Green power growing at different rates

CANADA - Wind, solar and geothermal are among the key new clean electricity technologies in use around the world. But they have developed at vastly different paces in Canada.

Wind:

At the end of 2010 there is an installed wind capacity of 4,055 megawatts in Canada, with about one-third of that in Ontario. That’s up from 3,320 MW at the start of the year, a jump of about 22 per cent.

While wind power still represents just a small fraction of Canada’s overall electricity production, it is now a significant industry with equipment makers and developers popping up across the country, and especially in Ontario where incentives support a domestic industry.

Solar:

Ontario’s Green Energy Act, which provides for very high prices for solar-generated power as long as some of the hardware is manufactured in the province, has kick-started the industry.

But it is still very much in its infancy. Despite a handful of large solar farms coming on-stream in the province in 2010, at the end of the year they produced only about 245 megawatts of power. Still, that is more than double the 95 MW that was in production from solar panels at the start of the year.

Geothermal:

While Canada is a centre for financing for international geothermal firms – with several listed on the Toronto Stock Exchange – there are no active geothermal projects in Canada.
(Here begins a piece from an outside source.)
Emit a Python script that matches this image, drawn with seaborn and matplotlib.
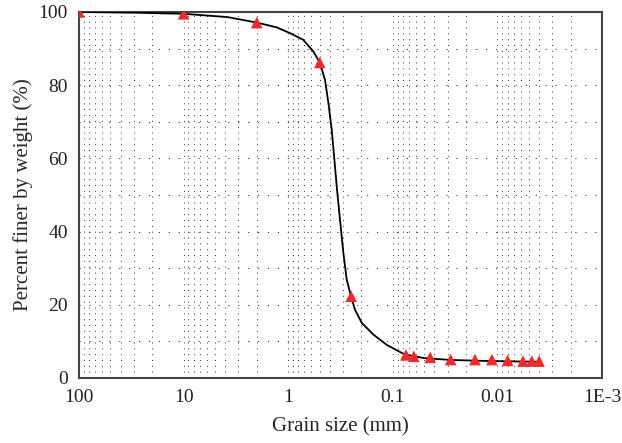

The only one being considered as a possible future prospect is Ram Power Corp.’s South Meager project in British Columbia.

Canada has lots of potential geothermal resources, particularly in the West, but companies in the sector say this country is unfriendly when it comes to regulations and incentives.

The United States, by contrast, offers generous exploration grants, low-cost loans, and tax breaks, which have catalyzed an active geothermal industry.